Jeszcze gorzej zadziałał argument, że jej zmaganie się z lękiem utraty ciąży urojonej, sprawiało, że żyła na granicy jawy i snu. Doprowadziło to do wybuchu złości pani prokurator. Na powtarzane przez obrońców jak mantra słowo "pseudocyesis" (ciąża urojona), oznajmiła, że przypomina jej to "dyskusję o voodoo". Przekonała bez trudu ławę przysięgłych, iż rzekome urojenie to oszustwo i manipulacja. Argumentem nie do zbicia było zdjęcie ultrasonograficzne dziecka, które Montgomery skopiowała z Internetu, poddając obróbce, tak, aby było na nim jej imię, a następnie pokazywała mężowi i znajomym.
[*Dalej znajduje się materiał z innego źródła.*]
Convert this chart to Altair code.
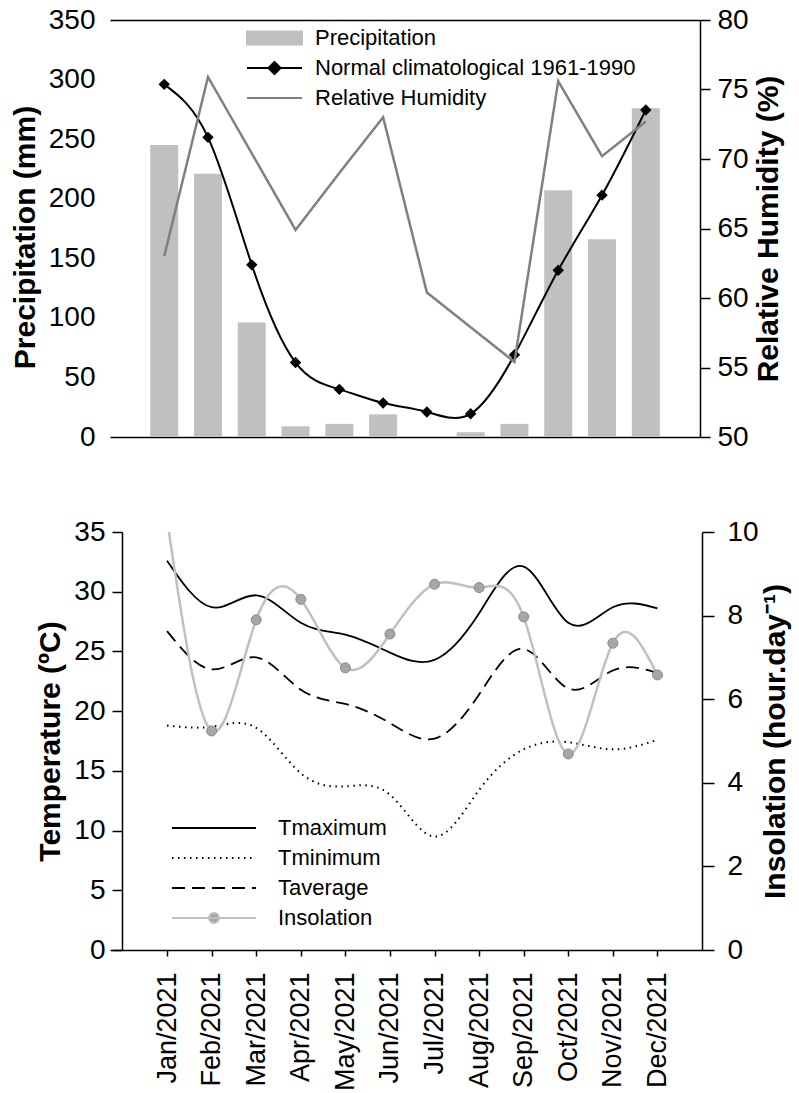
import json
import pandas as pd
import altair as alt

# ---------------- data ----------------
months = ["Jan/2021", "Feb/2021", "Mar/2021", "Apr/2021", "May/2021", "Jun/2021",
          "Jul/2021", "Aug/2021", "Sep/2021", "Oct/2021", "Nov/2021", "Dec/2021"]
month_num = [1, 2, 3, 4, 5, 6, 7, 8, 9, 10, 11, 12]

precipitation = [245, 221, 96, 9, 11, 19, 0, 4, 11, 207, 166, 276]
normal_1961_1990 = [296, 251.5, 144.5, 62.5, 40, 28.5, 21, 19.5, 69, 140, 203, 274.5]
rel_humidity = [63.0, 75.9, 70.4, 64.9, 69.0, 73.0, 60.4, 57.9, 55.4, 75.6, 70.2, 72.7]

t_max = [32.6, 28.7, 29.7, 27.4, 26.4, 24.9, 24.3, 28.2, 32.1, 27.4, 28.7, 28.6]
t_min = [18.8, 18.7, 18.6, 14.8, 13.7, 13.0, 9.5, 13.4, 16.8, 17.4, 16.8, 17.6]
t_avg = [26.7, 23.5, 24.5, 21.8, 20.6, 19.0, 17.7, 21.4, 25.2, 21.9, 23.4, 23.2]
insolation = [10.3, 5.24, 7.9, 8.39, 6.75, 7.56, 8.75, 8.67, 7.97, 4.69, 7.34, 6.58]

top_series = ["Precipitation", "Normal climatological 1961-1990", "Relative Humidity"]
bottom_series = ["Tmaximum", "Tminimum", "Taverage", "Insolation"]

FONT = "Liberation Sans"

top_df = pd.DataFrame({"m": month_num, "month": months, "precip": precipitation,
                       "normal": normal_1961_1990, "rh": rel_humidity})
bot_df = pd.DataFrame({"m": month_num, "month": months, "tmax": t_max, "tmin": t_min,
                       "tavg": t_avg, "ins": insolation})

# ---------------- top panel ----------------
x_top_scale = alt.Scale(domain=[-0.124, 13.124], nice=False, zero=False)
ax_x_top_b = alt.Axis(orient="bottom", labels=False, ticks=False, domain=True, title=None, grid=False)
ax_x_top_t = alt.Axis(orient="top", labels=False, ticks=False, domain=True, title=None, grid=False)
prec_scale = alt.Scale(domain=[0, 350], nice=False, zero=True)
ax_prec = alt.Axis(title="Precipitation (mm)", values=[0, 50, 100, 150, 200, 250, 300, 350],
                   domain=False, ticks=False, tickSize=0, labelPadding=15, titlePadding=8,
                   titleY=217)

base_top = alt.Chart(top_df)
bars = base_top.mark_bar(size=28, color="#c0c0c0").encode(
    x=alt.X("m:Q", scale=x_top_scale, axis=ax_x_top_b),
    y=alt.Y("precip:Q", scale=prec_scale, axis=ax_prec),
)
normal_line = base_top.mark_line(color="black", strokeWidth=2, interpolate="natural").encode(
    x=alt.X("m:Q", scale=x_top_scale, axis=ax_x_top_b),
    y=alt.Y("normal:Q", scale=prec_scale, axis=ax_prec),
)
normal_pts = base_top.mark_point(shape="diamond", filled=True, color="black", size=130, opacity=1).encode(
    x=alt.X("m:Q", scale=x_top_scale, axis=ax_x_top_b),
    y=alt.Y("normal:Q", scale=prec_scale, axis=ax_prec),
)

P_RECT = "M-1,-0.24L1,-0.24L1,0.24L-1,0.24Z"
P_DIAM = "M-1,0L1,0M0,-0.22L0.22,0L0,0.22L-0.22,0Z"
P_LINE = "M-1,0L1,0"

top_leg = alt.Legend(title=None, orient="none", legendX=136, legendY=4, symbolSize=3025,
                     symbolStrokeWidth=2, symbolOpacity=1, labelFontSize=22, labelFont=FONT,
                     labelColor="black", labelOffset=12, clipHeight=28, rowPadding=2,
                     padding=0, labelLimit=0)
top_legend = alt.Chart(pd.DataFrame({"s": top_series})).mark_point(opacity=0, filled=True).encode(
    shape=alt.Shape("s:N", scale=alt.Scale(domain=top_series, range=[P_RECT, P_DIAM, P_LINE]), legend=top_leg),
    fill=alt.Fill("s:N", scale=alt.Scale(domain=top_series, range=["#c0c0c0", "black", "#808080"]), legend=top_leg),
    stroke=alt.Stroke("s:N", scale=alt.Scale(domain=top_series, range=["#c0c0c0", "black", "#808080"]), legend=top_leg),
)

ax_rh = alt.Axis(orient="right", title="Relative Humidity (%)", values=[50, 55, 60, 65, 70, 75, 80],
                 tickSize=10, labelPadding=7, domain=True, titleAngle=270, titleBaseline="top",
                 titlePadding=5)
rh_line = base_top.mark_line(color="#808080", strokeWidth=2.5).encode(
    x=alt.X("m:Q", scale=x_top_scale, axis=ax_x_top_t),
    y=alt.Y("rh:Q", scale=alt.Scale(domain=[50, 80], nice=False, zero=False), axis=ax_rh),
)

top = (
    alt.layer(alt.layer(bars, normal_line, normal_pts, top_legend), rh_line)
    .resolve_scale(y="independent")
    .resolve_axis(x="independent")
    .properties(width=590, height=417)
)

# ---------------- bottom panel ----------------
x_bot_scale = alt.Scale(domain=[-0.28, 13.0], nice=False, zero=False)
ax_x_bot = alt.Axis(values=month_num, labelExpr=json.dumps(months) + "[datum.value - 1]",
                    labelAngle=270, labelFontSize=27, tickSize=6, labelPadding=16,
                    title=None, domain=True, labelFlush=False, labelOverlap=False)
temp_scale = alt.Scale(domain=[0, 35], nice=False, zero=True)
ax_temp = alt.Axis(title="Temperature (ºC)", values=[0, 5, 10, 15, 20, 25, 30, 35], offset=-12,
                   tickSize=10, labelPadding=7, titlePadding=8)
ins_scale = alt.Scale(domain=[0, 10], nice=False, zero=True)
ax_ins = alt.Axis(orient="right", title="Insolation (hour.day⁻¹)", values=[0, 2, 4, 6, 8, 10],
                  tickSize=12, labelPadding=13, titleAngle=270, titleBaseline="top", titlePadding=2)

base_bot = alt.Chart(bot_df)
tmax_line = base_bot.mark_line(color="black", strokeWidth=1.8, interpolate="natural").encode(
    x=alt.X("m:Q", scale=x_bot_scale, axis=ax_x_bot),
    y=alt.Y("tmax:Q", scale=temp_scale, axis=ax_temp),
)
tmin_line = base_bot.mark_line(color="black", strokeWidth=2, strokeDash=[1.5, 4.5],
                               interpolate="natural").encode(
    x=alt.X("m:Q", scale=x_bot_scale, axis=ax_x_bot),
    y=alt.Y("tmin:Q", scale=temp_scale, axis=ax_temp),
)
tavg_line = base_bot.mark_line(color="black", strokeWidth=1.8, strokeDash=[13, 7],
                               interpolate="natural").encode(
    x=alt.X("m:Q", scale=x_bot_scale, axis=ax_x_bot),
    y=alt.Y("tavg:Q", scale=temp_scale, axis=ax_temp),
)

P_CIRC = "M-1,0L1,0M-0.12,0A0.12,0.12,0,1,1,0.12,0A0.12,0.12,0,1,1,-0.12,0Z"
bot_leg = alt.Legend(title=None, orient="none", legendX=61, legendY=282, symbolSize=7056,
                     symbolStrokeWidth=1.8, symbolOpacity=1, labelFontSize=22, labelFont=FONT,
                     labelColor="black", labelOffset=21, clipHeight=28, rowPadding=2,
                     padding=0, labelLimit=0)
bot_legend = alt.Chart(pd.DataFrame({"s": bottom_series})).mark_point(opacity=0, filled=True).encode(
    shape=alt.Shape("s:N", scale=alt.Scale(domain=bottom_series, range=[P_LINE, P_LINE, P_LINE, P_CIRC]), legend=bot_leg),
    fill=alt.Fill("s:N", scale=alt.Scale(domain=bottom_series, range=["black", "black", "black", "#a6a6a6"]), legend=bot_leg),
    stroke=alt.Stroke("s:N", scale=alt.Scale(domain=bottom_series, range=["black", "black", "black", "#c0c0c0"]), legend=bot_leg),
    strokeDash=alt.StrokeDash("s:N", scale=alt.Scale(domain=bottom_series, range=[[1, 0], [1.5, 4.5], [13, 7], [1, 0]]), legend=bot_leg),
)

ins_line = base_bot.mark_line(color="#c0c0c0", strokeWidth=2.5, interpolate="natural", clip=True).encode(
    x=alt.X("m:Q", scale=x_bot_scale, axis=ax_x_bot),
    y=alt.Y("ins:Q", scale=ins_scale, axis=ax_ins),
)
ins_pts = base_bot.mark_point(filled=True, fill="#a6a6a6", stroke="#8a8a8a", strokeWidth=1,
                              size=100, opacity=1, clip=True).encode(
    x=alt.X("m:Q", scale=x_bot_scale, axis=ax_x_bot),
    y=alt.Y("ins:Q", scale=ins_scale, axis=ax_ins),
)

bottom = (
    alt.layer(alt.layer(tmax_line, tmin_line, tavg_line, bot_legend), alt.layer(ins_line, ins_pts))
    .resolve_scale(y="independent")
    .properties(width=592, height=418)
)

chart = (
    alt.vconcat(top, bottom, spacing=67)
    .resolve_scale(shape="independent", fill="independent", stroke="independent",
                   strokeDash="independent")
    .resolve_legend(shape="independent", fill="independent", stroke="independent",
                    strokeDash="independent")
    .configure_view(stroke=None)
    .configure_axis(labelFont=FONT, titleFont=FONT, labelColor="black", titleColor="black",
                    domainColor="black", tickColor="black", labelFontSize=28, titleFontSize=30,
                    titleFontWeight="bold", grid=False, domainWidth=1.5, tickWidth=1.5)
    .properties(padding={"left": 10, "top": 6, "right": 5, "bottom": 5})
)

chart.save("out.html", embed_options={"renderer": "svg", "actions": False})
- Spreparowane USG to jedna z najważniejszych dymiących broni, które pokazują oskarżonej, że nie była w ciąży w 2004 roku i dobrze o tym wiedziała - powiedziała Ketchmark.

Najwyższy wyrok kary był jedynie formalnością.

Czekając na wyrok

22 października 2007 r. sędziowie uznali Lisę Montgomery winną stawianych zarzutów. Ława przysięgłych zarekomendowała wyrok śmierci. Sędzia Gary Fenner formalnie skazał Montgomery na śmierć. 

Drogę do wznowienia po 17 latach przerwy egzekucji, wykonywanych przez władze federalne, utorował w lipcu tego roku Sąd Najwyższy Stanów Zjednoczonych, orzekając, że mogą być one znów przeprowadzane. Uchylił w ten sposób blokujący je nakaz. Powodem, dla którego wykonywanie federalnych wyroków śmierci zostało wstrzymane na lata, były spory o metody ich wykonywania.

W 2012 roku Sąd Najwyższy Stanów Zjednoczonych odrzucił apelację złożoną przez Montgomery. 17 października br. prokurator generalny William Barr zdecydował, że 52-letnia dziś Lisa Montgomery zostanie stracona 8 grudnia tego roku. Będzie tym samym pierwszą kobietą od 67 lat skazaną na karę śmierci przez sąd federalny. (Ostatnią, na której wykonano taki wyrok w USA, była Bonnie Heady, skazana za porwanie i zabójstwo sześciolatka, w 1953 roku.)

Śmiertelny zastrzyk zostanie podany Montgomery w więzieniu Terre Haute, w stanie Indiana. Egzekucja odbędzie się zaledwie cztery dni po 39. rocznicy urodzin Bobbie Jo Stinnett. Federalne sądy apelacyjne podtrzymały wyrok skazujący na śmierć i wyrok w 2011 roku.

Córka zamordowanej Victoria Jo Stinnett ma dziś 16 lat. Wychował ją ojciec, który nigdy więcej się nie ożenił.